On 2nd October 1953, Mark Solomon Morris and Fay Morris, as plaintiffs, brought an action in the Supreme Court of Western Australia against Raymond James Kilgariff, David Silbert and Albert Henry Allen. The defendants Silbert and Allen submitted to any order which the court might make.
The action was heard before Wolff J. who delivered judgment on 8th June 1954. The facts found and the decree made by the trial judge are sufficiently set out in the judgment herein.
The defendant Raymond James Kilgariff appealed from the decision of Wolff J. to the High Court. The defendants Silbert and Allen were not parties to the appeal.

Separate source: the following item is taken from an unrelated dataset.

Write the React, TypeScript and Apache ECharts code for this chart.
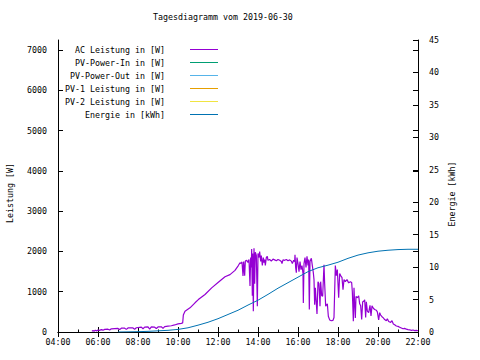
import React, { useEffect, useRef } from "react";
import * as echarts from "echarts";

const chartTitle = "Tagesdiagramm vom 2019-06-30";
const leftAxisName = "Leistung [W]";
const rightAxisName = "Energie [kWh]";

const seriesNames = [
  "AC Leistung in [W]",
  "PV-Power-In in [W]",
  "PV-Power-Out in [W]",
  "PV-1 Leistung in [W]",
  "PV-2 Leistung in [W]",
  "Energie in [kWh]",
];
const seriesColors = ["#9400d3", "#009e73", "#56b4e9", "#e69f00", "#f0e442", "#0072b2"];

const acTimes = [
  "05:42","05:45","05:48","05:52","05:56","06:00","06:05","06:10","06:15","06:20","06:30","06:35","06:40","06:50",
  "07:00","07:05","07:10","07:20","07:25","07:30","07:45","07:50","07:55","08:05","08:10","08:15","08:20","08:30",
  "08:35","08:40","08:50","08:55","09:00","09:10","09:15","09:20","09:30","09:40","09:50","10:00","10:10","10:14",
  "10:16","10:21","10:36","10:51","11:01","11:21","11:41","12:01","12:21","12:36","12:51","13:01","13:06","13:09",
  "13:12","13:15","13:17","13:20","13:22","13:26","13:30","13:33","13:36","13:38","13:40","13:41","13:43","13:44",
  "13:46","13:48","13:50","13:52","13:55","13:58","14:00","14:03","14:05","14:08","14:10","14:13","14:16","14:18",
  "14:20","14:22","14:25","14:28","14:30","14:35","14:40","14:45","14:50","14:55","15:00","15:05","15:10","15:12",
  "15:15","15:20","15:25","15:30","15:35","15:40","15:43","15:47","15:50","15:51","15:53","15:55","15:57","16:00",
  "16:03","16:06","16:09","16:12","16:15","16:16","16:18","16:21","16:24","16:27","16:30","16:32","16:34","16:36",
  "16:40","16:43","16:46","16:48","16:50","16:52","16:57","17:00","17:03","17:06","17:08","17:11","17:14","17:18",
  "17:20","17:23","17:26","17:28","17:31","17:35","17:40","17:45","17:48","17:52","17:55","17:58","18:02","18:05",
  "18:08","18:12","18:15","18:18","18:22","18:27","18:32","18:37","18:41","18:43","18:46","18:48","18:50","18:52",
  "18:54","18:58","19:02","19:05","19:08","19:11","19:14","19:17","19:20","19:23","19:25","19:28","19:32","19:36",
  "19:39","19:42","19:46","19:50","19:55","19:58","20:02","20:05","20:08","20:12","20:16","20:20","20:25","20:28",
  "20:32","20:38","20:42","20:46","20:50","20:55","21:00","21:05","21:10","21:15","21:20","21:25","21:30","21:35",
  "21:40","21:45","21:50","21:55","22:00",
];
const acWatts = [
  15,40,20,45,25,50,40,60,45,65,70,50,80,85,
  90,60,95,95,65,100,100,70,105,115,120,80,120,125,
  70,125,120,85,125,130,90,135,145,155,175,200,215,225,
  420,515,600,725,805,930,1095,1235,1370,1425,1530,1650,1720,1700,
  1740,1390,1750,1400,1760,1780,1730,1800,1140,1850,1600,2060,900,1950,
  515,2080,1200,1980,1900,640,1950,1850,2000,1750,1900,1650,1850,1720,
  1800,1650,1850,1880,1780,1800,1760,1810,1790,1770,1800,1780,1750,1700,
  1790,1780,1800,1770,1790,1760,1700,1780,1750,1920,1600,1470,1850,1700,
  1500,1750,1550,1650,1450,720,1700,1850,1600,1880,1650,1800,560,1750,
  1830,1650,1470,1300,680,1100,450,1250,1200,640,1250,900,890,1670,
  1200,640,680,700,390,300,280,290,360,1650,1400,1550,850,1450,
  1400,1350,1050,1300,1250,1300,1220,1250,1230,1000,270,1100,700,350,
  880,850,900,700,650,310,750,760,800,360,750,520,480,660,
  400,650,590,560,540,500,300,480,420,380,350,310,280,330,
  260,240,280,200,180,150,140,120,100,80,90,70,60,55,
  40,50,35,40,30,
];

const energyTimes = [
  "07:00","07:30","08:00","08:30","09:00","09:30","10:00","10:30","11:00","11:30","12:00","12:30","13:00","13:30",
  "14:00","14:30","15:00","15:30","16:00","16:30","17:00","17:30","18:00","18:30","19:00","19:30","20:00","20:30",
  "21:00","21:30","22:00",
];
const energyKWh = [
  0,0.02,0.05,0.1,0.18,0.26,0.4,0.65,1.05,1.5,2.05,2.7,3.35,4.15,
  4.9,5.8,6.75,7.6,8.45,9.3,9.9,10.3,10.75,11.35,11.85,12.2,12.45,12.6,
  12.7,12.75,12.75,
];

const toHours = (t: string) => {
  const [h, m] = t.split(":").map(Number);
  return h + m / 60;
};

const FONT = "'DejaVu Sans Mono', monospace";
const FS = 8.3;

export default function App() {
  const ref = useRef<HTMLDivElement>(null);
  useEffect(() => {
    if (!ref.current) return;
    const chart = echarts.init(ref.current, undefined, { renderer: "svg" });
    const txt = { fontFamily: FONT, fontSize: FS, color: "#000" };
    const axisLine = { show: true, lineStyle: { color: "#000", width: 1 } };
    const tick = { show: true, inside: true, length: 5, lineStyle: { color: "#000", width: 1 } };

    const acData = acTimes.map((t, i) => [toHours(t), acWatts[i]]);
    const enData = energyTimes.map((t, i) => [toHours(t), energyKWh[i]]);
    const dataFor = [acData, [], [], [], [], enData];

    chart.setOption({
      animation: false,
      backgroundColor: "#fff",
      title: {
        text: chartTitle,
        left: 153,
        top: 13,
        padding: 0,
        textStyle: { ...txt, fontWeight: "normal" },
      },
      legend: {
        orient: "vertical",
        right: 262,
        top: 43,
        padding: 0,
        itemGap: 0,
        itemWidth: 28,
        itemHeight: 1,
        icon: "rect",
        align: "right",
        selectedMode: false,
        data: seriesNames,
        textStyle: { ...txt, lineHeight: 13, padding: [0, 20, 0, 0] },
      },
      grid: { left: 58, right: 62, top: 40, bottom: 28 },
      xAxis: [
        {
          type: "value",
          min: 4,
          max: 22,
          interval: 2,
          position: "bottom",
          axisLine,
          axisTick: tick,
          minorTick: { show: true, splitNumber: 2, length: 2.5, lineStyle: { color: "#000", width: 1 } },
          splitLine: { show: false },
          axisLabel: {
            ...txt,
            margin: 6,
            formatter: (v: number) => String(v).padStart(2, "0") + ":00",
          },
        },
        {
          type: "value",
          min: 4,
          max: 22,
          interval: 2,
          position: "top",
          axisLine,
          axisTick: tick,
          splitLine: { show: false },
          axisLabel: { show: false },
        },
      ],
      yAxis: [
        {
          type: "value",
          min: 0,
          max: 7250,
          interval: 1000,
          position: "left",
          axisLine,
          axisTick: tick,
          splitLine: { show: false },
          axisLabel: { ...txt, margin: 11, showMaxLabel: false, formatter: (v: number) => String(v) },
        },
        {
          type: "value",
          min: 0,
          max: 45,
          interval: 5,
          position: "right",
          axisLine,
          axisTick: tick,
          splitLine: { show: false },
          axisLabel: { ...txt, margin: 11, formatter: (v: number) => String(v) },
        },
        {
          type: "value",
          min: 0,
          max: 7250,
          interval: 1000,
          position: "right",
          axisLine: { show: false },
          axisTick: tick,
          splitLine: { show: false },
          axisLabel: { show: false },
        },
      ],
      graphic: [
        {
          type: "text",
          x: 10,
          y: 193,
          rotation: Math.PI / 2,
          style: { text: leftAxisName, fontFamily: FONT, fontSize: FS, fill: "#000", align: "center", verticalAlign: "middle" },
        },
        {
          type: "text",
          x: 452,
          y: 194,
          rotation: Math.PI / 2,
          style: { text: rightAxisName, fontFamily: FONT, fontSize: FS, fill: "#000", align: "center", verticalAlign: "middle" },
        },
      ],
      series: seriesNames.map((name, i) => ({
        name,
        type: "line",
        xAxisIndex: 0,
        yAxisIndex: i === 5 ? 1 : 0,
        data: dataFor[i],
        showSymbol: false,
        symbol: "none",
        color: seriesColors[i],
        lineStyle: { color: seriesColors[i], width: i === 0 ? 1.2 : 1 },
        itemStyle: { color: seriesColors[i] },
      })),
    });
    return () => chart.dispose();
  }, []);
  return <div ref={ref} style={{ width: 480, height: 360, position: "absolute", left: 0, top: 0 }} />;
}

T. J. Hughes and J. W. Prickett, for the appellant. O. J. Negus Q.C. and R. E. Jones, for the respondents. The following judgment of the Court was delivered by DIXON C.J. This is an appeal from a judgment of Wolff J. in a partnership suit. The suit was brought by two partners named Mark and Fay Morris, Fay Morris being Mark's wife, against three partners, Kilgariff, Silbert and Allen. The business of the partnership was that of manchester specialists and drapers carrying on business as Raymarc &Co. at two addresses in Perth. The partnership was governed by a partnership deed made some time about, or possibly before, September 1950 between the partners other than Fay Morris. She became a partner as a nominee of her husband who had obtained a right to make a nomination under an agreement of 16th January 1952. That agreement redistributed the shares in the partnership. Mark Morris was a registered money lender and he was found by the judge to be carrying on the business of money lending alone and not as a partner with his mother or with any others. He advanced considerable amounts to the partnership that is to say, he made advances over and above his share of the capital. The advances were made from time to time and amounted apparently to about £19,500. Interest was to be charged. In the agreement of 16th January 1952 a stipulation was made for fifteen per cent per annum.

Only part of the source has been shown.